Second, facial expressions are graded signals, meaning that their appearance varies to reach peak intensity, and can oscillate between different configurations. While some authors associate this gradation with variation of the senders’ motivational state (Preuschoft & van Hooff, 1995), the perception of graded visual signals has received little attention and thus, arbitrariness in the classification of facial display is difficult to avoid (but see Parr et al., 2005; Parr et al., 1998). Graded vocalisations can be perceived as discrete signals in some primate species (e.g., Green, 1975), as can facial expressions in some species (Parr et al., 2005).
Third, facial expressions may also merge into one another to produce unritualised blends. In chimpanzees, the context in which a blended signal occurs corresponds specifically to only one of the parent expressions and suggests that the blending reflects conflicting motivation from the sender (Parr et al., 2005).

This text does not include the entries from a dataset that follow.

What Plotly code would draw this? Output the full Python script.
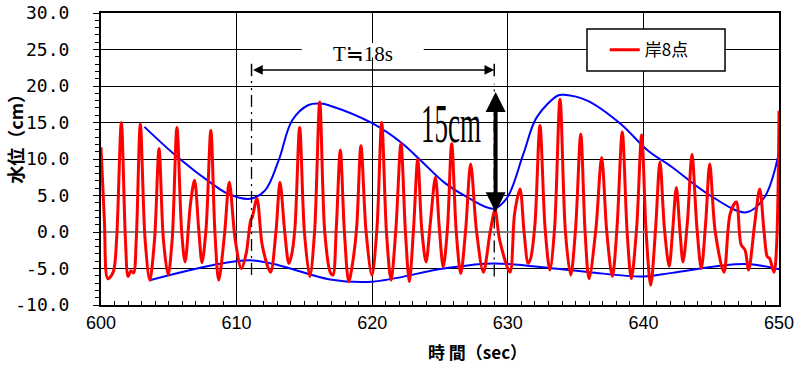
import plotly.graph_objects as go

# ---- data ----
red_t = [600.0, 600.25, 600.5, 600.9, 601.15, 601.5, 601.8, 602.0, 602.2, 602.4, 602.6, 602.9,
         603.25, 603.6, 603.95, 604.28, 604.6, 604.95, 605.25, 605.6, 605.95, 606.2, 606.6, 606.9,
         607.2, 607.45, 607.75, 608.1, 608.4, 608.68, 609.1, 609.46, 609.9, 610.35, 610.7, 611.05,
         611.15, 611.5, 611.9, 612.5, 612.9, 613.2, 613.55, 613.85, 614.05, 614.3, 614.65, 615.0,
         615.4, 615.75, 616.13, 616.5, 616.9, 617.1, 617.35, 617.65, 617.95, 618.27, 618.55, 618.85,
         619.17, 619.55, 619.98, 620.35, 620.7, 621.05, 621.39, 621.75, 622.12, 622.45, 622.74, 623.05,
         623.36, 623.65, 623.97, 624.3, 624.66, 624.95, 625.24, 625.55, 625.86, 626.2, 626.53, 626.9,
         627.26, 627.7, 628.2, 628.7, 629.06, 629.4, 630.16, 630.5, 630.9, 631.2, 631.5, 631.7,
         632.0, 632.37, 632.75, 633.1, 633.45, 633.85, 634.25, 634.64, 635.0, 635.38, 635.7, 635.99,
         636.5, 636.92, 637.3, 637.71, 638.05, 638.44, 638.8, 639.11, 639.5, 639.87, 640.2, 640.54,
         640.9, 641.22, 641.55, 641.9, 642.15, 642.43, 642.7, 642.92, 643.25, 643.58, 643.95, 644.27,
         644.6, 644.89, 645.3, 645.94, 646.4, 646.85, 647.2, 647.5, 647.76, 648.2, 648.58, 648.9,
         649.14, 649.3, 649.63, 650.0]
red_v = [11.6, 1.5, -6.4, -5.5, -1.0, 15.0, -1.0, -6.1, -5.3, -5.6, -1.0, 14.8,
         -1.0, -6.6, -1.0, 11.4, -1.0, -5.9, -1.0, 14.3, 0.0, -4.1, 3.9, 7.1,
         0.5, -4.2, 0.5, 13.9, 0.0, -6.6, -0.5, 6.8, -1.1, -5.0, -3.0, 1.7,
         2.0, 4.6, -1.9, -5.5, 0.0, 6.8, 0.0, -4.3, -3.2, 0.5, 14.3, 0.0,
         -6.1, 0.0, 17.8, 0.0, -5.5, -5.9, 0.5, 11.2, 0.0, -6.8, -4.3, 0.5,
         11.8, 0.0, -5.9, 0.5, 15.0, 0.0, -6.6, 0.5, 12.1, 0.0, -6.8, 0.5,
         10.0, 0.5, -4.1, 1.5, 7.5, 0.5, -4.8, 0.5, 12.1, 0.0, -5.7, 0.5,
         9.3, 0.0, -5.5, 0.0, 3.0, -1.1, -5.5, 2.5, 5.9, 0.0, -4.3, -3.5,
         1.0, 14.6, 0.5, -5.2, 0.5, 18.2, 0.0, -5.9, 0.5, 13.4, 0.0, -6.4,
         0.5, 10.2, 0.0, -6.1, 0.5, 13.7, 0.0, -6.4, 0.5, 13.3, 0.0, -7.3,
         0.5, 9.6, 0.5, -4.7, 0.0, 6.1, 0.0, -4.1, 1.5, 10.6, 0.5, -5.0,
         1.5, 9.3, 0.0, -5.5, 2.5, 4.1, -1.7, -2.5, -5.2, 1.0, 5.9, 0.0,
         -3.4, -3.6, -5.5, 16.6]

upper_t = [603.2, 605.68, 608.2, 609.4, 611.0, 612.1, 613.1, 614.1, 615.3, 616.2, 616.9, 620.0,
           622.24, 623.47, 625.3, 626.97, 628.93, 629.92, 631.15, 632.13, 633.7, 634.15, 635.86,
           638.33, 640.3, 642.1, 644.76, 647.6, 648.94, 650.0]
upper_v = [14.4, 10.2, 6.6, 5.2, 4.55, 5.7, 9.8, 15.3, 17.4, 17.6, 17.3, 14.9,
           12.1, 10.0, 6.8, 4.8, 3.2, 4.6, 10.7, 15.7, 18.7, 18.8, 18.0,
           14.8, 11.2, 8.9, 5.2, 2.7, 4.8, 10.9]

lower_t = [603.6, 608.2, 611.0, 613.1, 616.9, 620.0, 625.3, 628.93, 633.4, 636.0, 640.04, 642.1,
           647.47, 650.0]
lower_v = [-6.6, -4.55, -3.87, -4.55, -6.5, -6.8, -5.0, -4.3, -5.0, -5.5, -6.1, -5.6,
           -4.4, -5.1]

y_ticks = [-10, -5, 0, 5, 10, 15, 20, 25, 30]
y_ticktext = ["-10.0", "-5.0", "0.0", "5.0", "10.0", "15.0", "20.0", "25.0", "30.0"]
x_ticks = [600, 610, 620, 630, 640, 650]

legend_name = "岸8点"
y_title = "水位（cm）"
x_title = "時 間（sec）"
period_label = "T<span style='font-family:Noto Sans CJK JP'>≒</span>18s"
height_label = "15cm"

t_start, t_end = 611.1, 629.0      # period markers
arrow_y = 22.2
h_x, h_top, h_bot = 629.1, 19.4, 2.7

fig = go.Figure()
fig.add_trace(go.Scatter(x=upper_t, y=upper_v, mode="lines", line=dict(color="#0000FF", width=2, shape="spline"),
                         showlegend=False, hoverinfo="skip"))
fig.add_trace(go.Scatter(x=lower_t, y=lower_v, mode="lines", line=dict(color="#0000FF", width=2, shape="spline"),
                         showlegend=False, hoverinfo="skip"))
fig.add_trace(go.Scatter(x=red_t, y=red_v, mode="lines", name=legend_name,
                         line=dict(color="#FF0000", width=3, shape="spline", smoothing=0.9)))

# dash-dot period markers
for tx, y0, y1 in [(t_start, -5.9, 20.7), (t_end, -6.1, 20.3)]:
    fig.add_shape(type="line", x0=tx, x1=tx, y0=y0, y1=y1, xref="x", yref="y",
                  line=dict(color="black", width=1.3, dash="12px,5px,2px,5px"), layer="above")
# end bars of horizontal arrow
for tx in [t_start, t_end]:
    fig.add_shape(type="line", x0=tx, x1=tx, y0=arrow_y - 0.85, y1=arrow_y + 0.85,
                  line=dict(color="black", width=1.5))
# white box behind the period label
fig.add_shape(type="rect", x0=614.8, x1=623.8, y0=23.9, y1=25.9, fillcolor="white",
              line=dict(width=0), layer="above")
# legend frame
fig.add_shape(type="rect", xref="paper", yref="paper", x0=0.7168, x1=0.9204, y0=0.8014, y1=0.9452,
              fillcolor="white", line=dict(color="black", width=1.5), layer="above")

fig.add_annotation(x=t_end, y=arrow_y, ax=t_start, ay=arrow_y, xref="x", yref="y", axref="x", ayref="y",
                   text="", showarrow=True, arrowhead=2, arrowside="end+start", arrowsize=1.3,
                   arrowwidth=1.5, arrowcolor="black", standoff=0, startstandoff=0)
fig.add_annotation(x=619.3, y=24.6, xref="x", yref="y", text=period_label, showarrow=False,
                   font=dict(family="Liberation Serif", size=21, color="black"))
fig.add_annotation(x=h_x, y=h_bot, ax=h_x, ay=h_top, xref="x", yref="y", axref="x", ayref="y",
                   text="", showarrow=True, arrowhead=2, arrowside="end+start", arrowsize=1.0,
                   arrowwidth=4, arrowcolor="black", standoff=0, startstandoff=0)
fig.add_annotation(x=625.8, y=14.85, xref="x", yref="y", text=height_label, showarrow=False,
                   font=dict(family="Liberation Serif", size=54, color="black"))

# axis titles
fig.add_annotation(x=-0.127, y=0.586, xref="paper", yref="paper", text=y_title, textangle=-90,
                   xanchor="center", yanchor="middle",
                   showarrow=False, font=dict(family="Noto Sans CJK JP", size=18, color="black", weight=700))
fig.add_annotation(x=0.556, y=-0.158, xref="paper", yref="paper", text=x_title, yanchor="middle",
                   xanchor="center",
                   showarrow=False, font=dict(family="Noto Sans CJK JP", size=17, color="black", weight=700))

fig.update_xaxes(range=[600, 650], tickvals=x_ticks, showgrid=True, gridcolor="black", gridwidth=1,
                 showline=True, linecolor="black", linewidth=2, mirror=True, zeroline=False,
                 ticks="inside", ticklen=4, tickcolor="black", automargin=False,
                 minor=dict(dtick=1, ticks="inside", ticklen=4, tickcolor="black", showgrid=False),
                 tickfont=dict(family="Liberation Sans", size=18, color="black"))
fig.update_yaxes(range=[-10, 30], tickvals=y_ticks, ticktext=y_ticktext, showgrid=True, gridcolor="black",
                 gridwidth=1, showline=True, linecolor="black", linewidth=2, mirror=True,
                 zeroline=True, zerolinecolor="#808080", zerolinewidth=2, automargin=False,
                 ticks="outside", ticklen=6, tickcolor="black", ticklabelstandoff=20,
                 minor=dict(dtick=1, ticks="outside", ticklen=4, tickcolor="black", showgrid=False),
                 tickfont=dict(family="DejaVu Sans Mono", size=18, color="black"))

fig.update_layout(width=797, height=365, margin=dict(l=101, r=18, t=13, b=60, autoexpand=False),
                  plot_bgcolor="white", paper_bgcolor="white",
                  legend=dict(x=0.743, y=0.873, xanchor="left", yanchor="middle", bgcolor="rgba(0,0,0,0)",
                              borderwidth=0,
                              font=dict(family="Noto Sans CJK JP", size=17, color="black")))

post = """
document.documentElement.style.margin = '0';
document.body.style.margin = '0';
document.body.style.padding = '0';
var gd = document.getElementById('{plot_id}');
function squeeze(){
  gd.querySelectorAll('text.annotation-text').forEach(function(t){
    if (t.textContent === '15cm') {
      t.style.transformBox = 'fill-box';
      t.style.transformOrigin = 'center';
      t.style.transform = 'scaleX(0.5)';
    }
  });
}
squeeze();
gd.on('plotly_afterplot', squeeze);
"""
fig.write_html("out.html", post_script=post, config={"displayModeBar": False})
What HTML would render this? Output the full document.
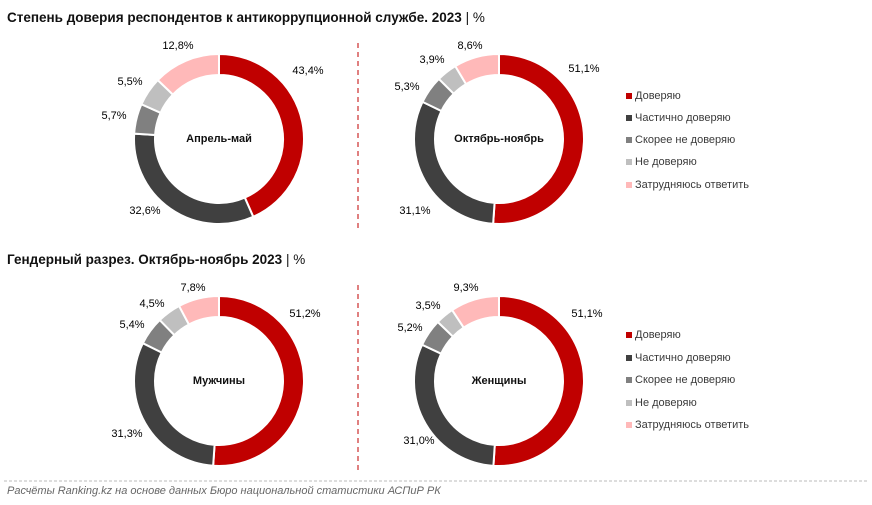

The extent to which these blended facial expressions demonstrate flexibility in production and perception, however, is relatively unknown.
Most of the detailed studies that have enabled researchers to identify and tackle these issues and thus expand the field of animal communication have focused on primates. However, there is a priori no reason to think that the importance of multimodal communication and the use of graded and blended signals are irrelevant to nonprimate species. Much more work is therefore needed to obtain a better idea of the complexity of animal facial displays.
Conclusion and Future Directions
Nonhuman animals produce facial expressions in social circumstances; few scientists debate this statement. What they communicate, however, is more contentious. There is a division between researchers studying facial expressions as an emotional display (Ekman, 1993) and those considering facial expressions as adaptations designed to allow receivers to predict the behaviour of senders (Smith, 1977) and/or to allow senders to manipulate receivers (Guilford & Dawkins, 1991). These two perspectives are not mutually exclusive, but rather represent two different levels of analysis: causation and function. A focus on both, of course, is necessary to fully understand the phenomenon (Tinbergen, 1963). We suggest three future directions that could facilitate greater communication between human and nonhuman facial expression research. First, both proximate mechanisms and ultimate function could be considered simultaneously. Second, facial expression exists in many species other than nonhuman primates, and so further examination of this could reveal a broader evolutionary context. Third, facial expressions are part of a multimodal communicative and expressive system, and if we studied them as such, we may demonstrate continuities between species that have been previously overlooked.